To put it another way, the conflation treats our nation’s principles as finite resources, prizes in a zero-sum game—your equality detracts from mine, your freedom infringes on mine, your participation in democracy weakens mine. This would not be a problem if the partisan use of the Dream today were a substantive conversation about the best ways to grow our economy and ensure more equal access to opportunity. Instead, in our intensely polarized politics, the Dream is treated not as the unifying symbol that it has been but as a tool of division—yet another example of an idea or symbol with the power to unify us being hijacked to divide us. Everything that makes a diverse people capable of a shared identity is commandeered to divide; every debate, existential.
And the effects are corrosive, touching every issue. One’s position on the White House’s plan to forgive student loan debt is used to attack their faithlessness in the Dream or their desire to hoard it for themselves.
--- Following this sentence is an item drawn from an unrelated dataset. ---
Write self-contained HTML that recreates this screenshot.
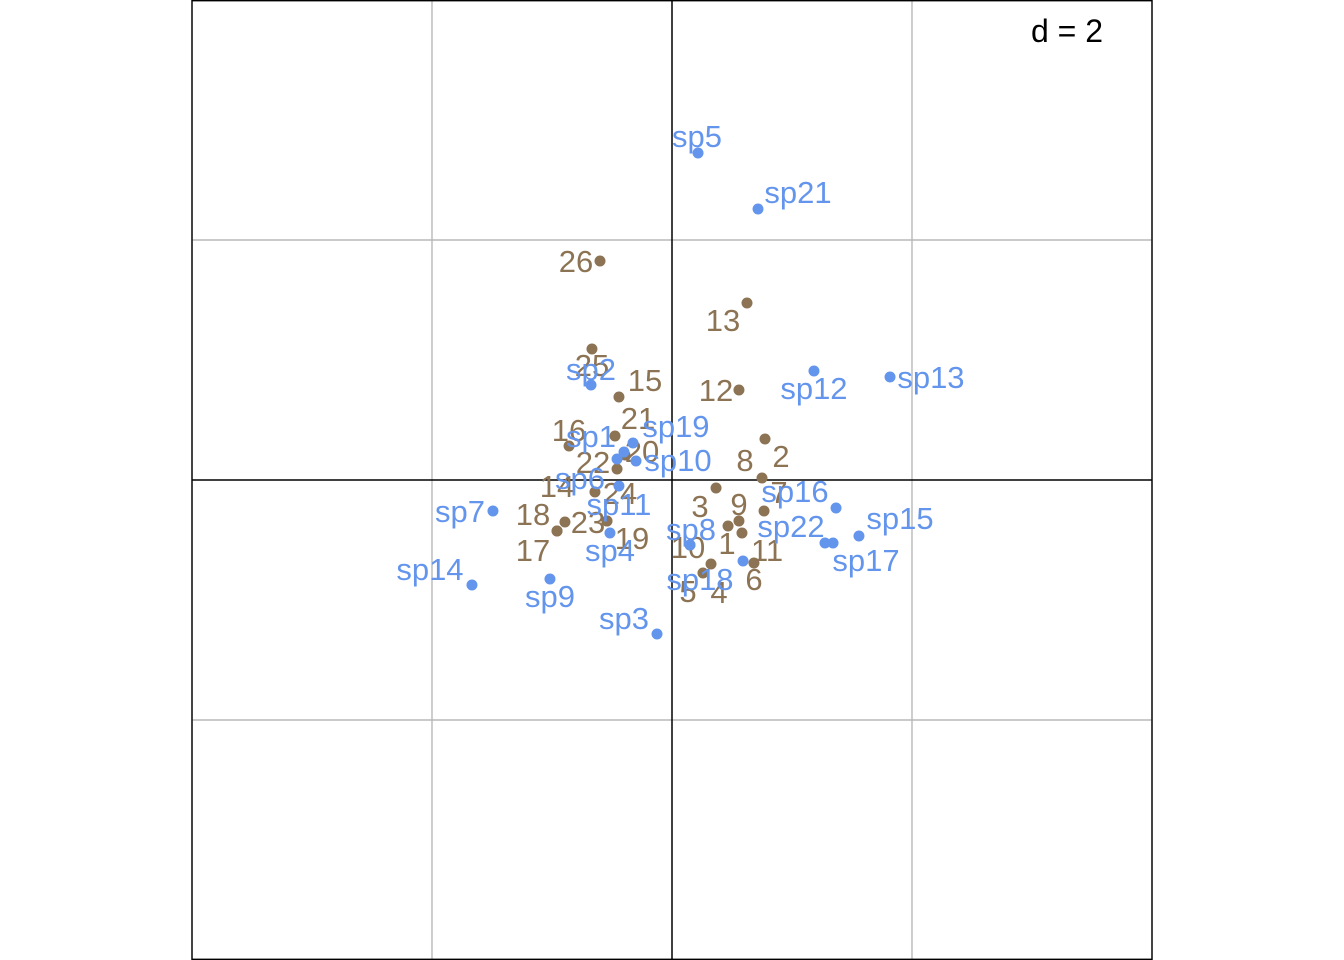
<!DOCTYPE html>
<html><head><meta charset="utf-8"><style>
html,body{margin:0;padding:0;background:#fff;}
svg{display:block;font-family:"Liberation Sans",sans-serif;}
</style></head><body>
<svg id="chart" width="1344" height="960" viewBox="0 0 1344 960" xmlns="http://www.w3.org/2000/svg"></svg>
<script>
// data (units; 1 grid = 2)
const siteNames = ["26","13","25","15","12","21","16","2","22","20","8","7","14","24","23","18","17","19","3","9","1","10","11","6","5","4"];
const siteX = [-0.6,0.625,-0.667,-0.442,0.558,-0.475,-0.858,0.775,-0.458,-0.392,0.75,0.767,-0.642,-0.542,-0.892,-0.958,-0.958,-0.542,0.367,0.558,0.467,0.15,0.583,0.683,0.258,0.325];
const siteY = [1.825,1.475,1.092,0.692,0.75,0.367,0.283,0.342,0.092,0.208,0.017,-0.258,-0.1,-0.342,-0.35,-0.425,-0.425,-0.342,-0.067,-0.342,-0.383,-0.542,-0.442,-0.692,-0.775,-0.7];
const siteLabX = [-0.8,0.425,-0.667,-0.225,0.367,-0.283,-0.858,0.908,-0.658,-0.25,0.608,0.892,-0.958,-0.433,-0.7,-1.158,-1.158,-0.333,0.233,0.558,0.458,0.133,0.792,0.683,0.133,0.392];
const siteLabY = [1.817,1.325,0.95,0.825,0.742,0.508,0.408,0.192,0.142,0.233,0.158,-0.108,-0.058,-0.117,-0.358,-0.292,-0.592,-0.492,-0.225,-0.208,-0.533,-0.567,-0.592,-0.833,-0.933,-0.942];
const spNames = ["sp5","sp21","sp13","sp12","sp2","sp19","sp1","sp6","sp10","sp11","sp4","sp7","sp14","sp9","sp3","sp8","sp18","sp16","sp22","sp17","sp15"];
const spX = [0.217,0.717,1.817,1.183,-0.675,-0.325,-0.4,-0.458,-0.3,-0.442,-0.517,-1.492,-1.667,-1.017,-0.125,0.15,0.592,1.367,1.275,1.342,1.558];
const spY = [2.725,2.258,0.858,0.908,0.792,0.308,0.233,0.175,0.158,-0.05,-0.442,-0.258,-0.875,-0.825,-1.283,-0.542,-0.675,-0.233,-0.525,-0.525,-0.467];
const spLabX = [0.208,1.05,2.158,1.183,-0.675,0.033,-0.675,-0.767,0.05,-0.442,-0.517,-1.767,-2.017,-1.017,-0.4,0.158,0.233,1.025,0.992,1.617,1.9];
const spLabY = [2.858,2.392,0.85,0.758,0.917,0.442,0.358,0.008,0.158,-0.208,-0.592,-0.267,-0.75,-0.975,-1.158,-0.417,-0.833,-0.1,-0.392,-0.675,-0.325];
const gridTicks = [-4,-2,0,2,4];

const svg = document.getElementById('chart');
const NS = 'http://www.w3.org/2000/svg';
const sx = v => 672 + v*120;
const sy = v => 480 - v*120;
function mk(tag, attrs){const e=document.createElementNS(NS,tag);for(const k in attrs)e.setAttribute(k,attrs[k]);svg.appendChild(e);return e;}

gridTicks.forEach(t=>{
  if(t===0) return;
  const a=mk('line',{x1:sx(t),x2:sx(t),y1:sy(4),y2:sy(-4),stroke:'#b8b8b8','stroke-width':1.4});
  
  
  const b=mk('line',{x1:sx(-4),x2:sx(4),y1:sy(t),y2:sy(t),stroke:'#b8b8b8','stroke-width':1.4});
  
  
});
const ax=mk('line',{x1:sx(0),x2:sx(0),y1:sy(4),y2:sy(-4),stroke:'#000','stroke-width':1.5});


const ay=mk('line',{x1:sx(-4),x2:sx(4),y1:sy(0),y2:sy(0),stroke:'#000','stroke-width':1.5});


const fr=mk('rect',{x:sx(-4),y:sy(4)+0.7,width:960,height:958.6,fill:'none',stroke:'#000','stroke-width':1.4});


const dl=mk('text',{x:1103,y:42,'font-size':32,'text-anchor':'end',fill:'#000'});
dl.textContent='d = 2';



function drawSet(names,X,Y,LX,LY,col,kind){
  names.forEach((n,i)=>{
    const c=mk('circle',{cx:sx(X[i]),cy:sy(Y[i]),r:5.5,fill:col});
    
    
  });
  names.forEach((n,i)=>{
    const t=mk('text',{x:sx(LX[i]),y:sy(LY[i])+10,'font-size':31,'text-anchor':'middle',fill:col});
    t.textContent=n;
    
    
  });
}
drawSet(siteNames,siteX,siteY,siteLabX,siteLabY,'#8c7354','site');
drawSet(spNames,spX,spY,spLabX,spLabY,'#6495ed','species');
</script>
</body></html>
On immigration, “They took our jobs!” devolves into genocidal conspiracies like white replacement theory. Public health plans to protect people from a once-in-a-century viral pandemic are offered as proof that government wants to destroy your liberty, insisting on killing individualism and economic self-sufficiency. Nothing is immune.
The American Dream is not dead, but liberal democracy is on the ropes. Distorting the Dream in the self-interested pursuit of power not only demeans one of the most important and inclusive ideas to come from America, it hurries along the deterioration of the last best hope of the earth.